- _WHAT NEEDS TO BE DONE_:
The lines to extract run from the first line of the material below to the line containing "201, 204, 213, 213, 204, 184, 145, 167, 151, 153]", both included; leave the pictures behind.

— BEGIN —

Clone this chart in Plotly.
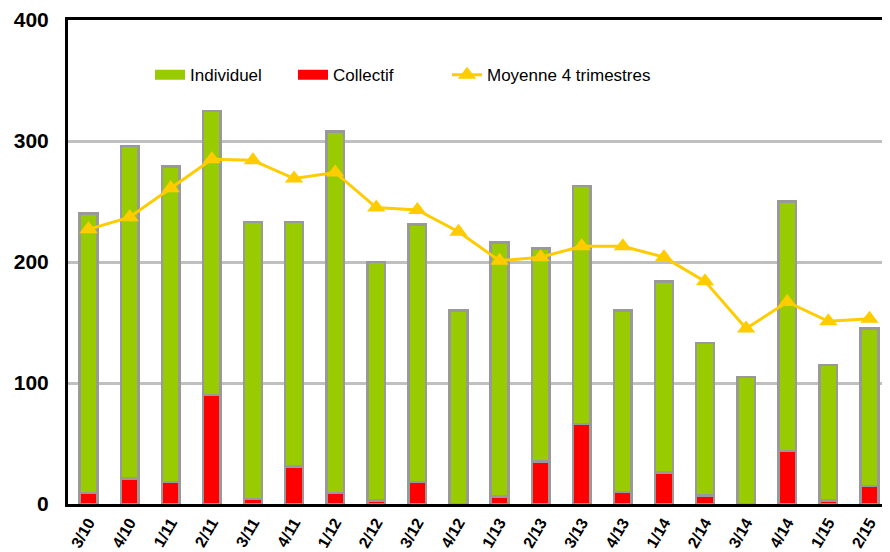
import plotly.graph_objects as go

categories = ["3/10", "4/10", "1/11", "2/11", "3/11", "4/11", "1/12", "2/12", "3/12", "4/12",
              "1/13", "2/13", "3/13", "4/13", "1/14", "2/14", "3/14", "4/14", "1/15", "2/15"]
totals = [240, 296, 279, 325, 233, 233, 308, 200, 231, 160,
          216, 211, 263, 160, 184, 133, 105, 250, 115, 145]
collectif = [9, 21, 18, 90, 4, 31, 9, 3, 18, 0,
             6, 35, 66, 10, 26, 7, 0, 44, 3, 15]
individuel = [t - c for t, c in zip(totals, collectif)]
moyenne = [227, 237, 261, 285, 284, 269, 274, 245, 243, 225,
           201, 204, 213, 213, 204, 184, 145, 167, 151, 153]

FONT = "Liberation Sans, Arial, sans-serif"
GREEN = "#99CC00"
RED = "#FF0000"
YELLOW = "#FFCC00"
border = dict(color="#999999", width=2.5)

fig = go.Figure()
fig.add_trace(go.Bar(x=categories, y=collectif, name="Collectif", showlegend=False,
                     marker=dict(color=RED, line=border)))
fig.add_trace(go.Bar(x=categories, y=individuel, name="Individuel", showlegend=False,
                     marker=dict(color=GREEN, line=border)))
fig.add_trace(go.Scatter(x=categories, y=moyenne, name="Moyenne 4 trimestres", legend="legend3",
                         mode="lines+markers",
                         line=dict(color=YELLOW, width=3),
                         marker=dict(symbol="triangle-up", size=16, color=YELLOW)))
# legend-only entries for the bar series (wide rectangle symbols)
fig.add_trace(go.Scatter(x=[categories[0]], y=[None], name="Individuel", legend="legend",
                         mode="lines", line=dict(color=GREEN, width=10), hoverinfo="skip"))
fig.add_trace(go.Scatter(x=[categories[0]], y=[None], name="Collectif", legend="legend2",
                         mode="lines", line=dict(color=RED, width=10), hoverinfo="skip"))

PL, PW = 60, 822  # plot left margin and width inside the figure

def leg(xpx):
    # xpx: desired page x of the legend box (page has 8px body margin)
    return dict(x=(xpx - 8 - PL) / PW, y=0.886, xanchor="left", yanchor="middle",
                orientation="h", font=dict(size=17, family=FONT, color="black"),
                bgcolor="rgba(0,0,0,0)")

fig.update_layout(
    width=882, height=544,
    margin=dict(l=PL, r=0, t=12, b=48),
    paper_bgcolor="white", plot_bgcolor="white",
    barmode="stack", bargap=0.57,
    font=dict(family=FONT, color="black"),
    showlegend=True,
    legend=leg(150), legend2=leg(293), legend3=leg(447),
    xaxis=dict(type="category", range=[-0.5, 19.5], tickangle=-60, showgrid=False,
               showline=True, linecolor="black", linewidth=3, mirror=True, automargin=False,
               tickfont=dict(size=16, family=FONT, weight="bold"), ticks=""),
    yaxis=dict(range=[0, 400], tickvals=[0, 100, 200, 300, 400],
               showgrid=True, gridcolor="#C0C0C0", gridwidth=3, automargin=False,
               showline=True, linecolor="black", linewidth=3, zeroline=False,
               tickfont=dict(size=21, family=FONT, weight="bold"),
               ticks="", ticklabelstandoff=12),
)

fig.write_html("out.html")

— END —

- _CORRECT ANSWER_:
Clone this chart in Plotly.
import plotly.graph_objects as go

categories = ["3/10", "4/10", "1/11", "2/11", "3/11", "4/11", "1/12", "2/12", "3/12", "4/12",
              "1/13", "2/13", "3/13", "4/13", "1/14", "2/14", "3/14", "4/14", "1/15", "2/15"]
totals = [240, 296, 279, 325, 233, 233, 308, 200, 231, 160,
          216, 211, 263, 160, 184, 133, 105, 250, 115, 145]
collectif = [9, 21, 18, 90, 4, 31, 9, 3, 18, 0,
             6, 35, 66, 10, 26, 7, 0, 44, 3, 15]
individuel = [t - c for t, c in zip(totals, collectif)]
moyenne = [227, 237, 261, 285, 284, 269, 274, 245, 243, 225,
           201, 204, 213, 213, 204, 184, 145, 167, 151, 153]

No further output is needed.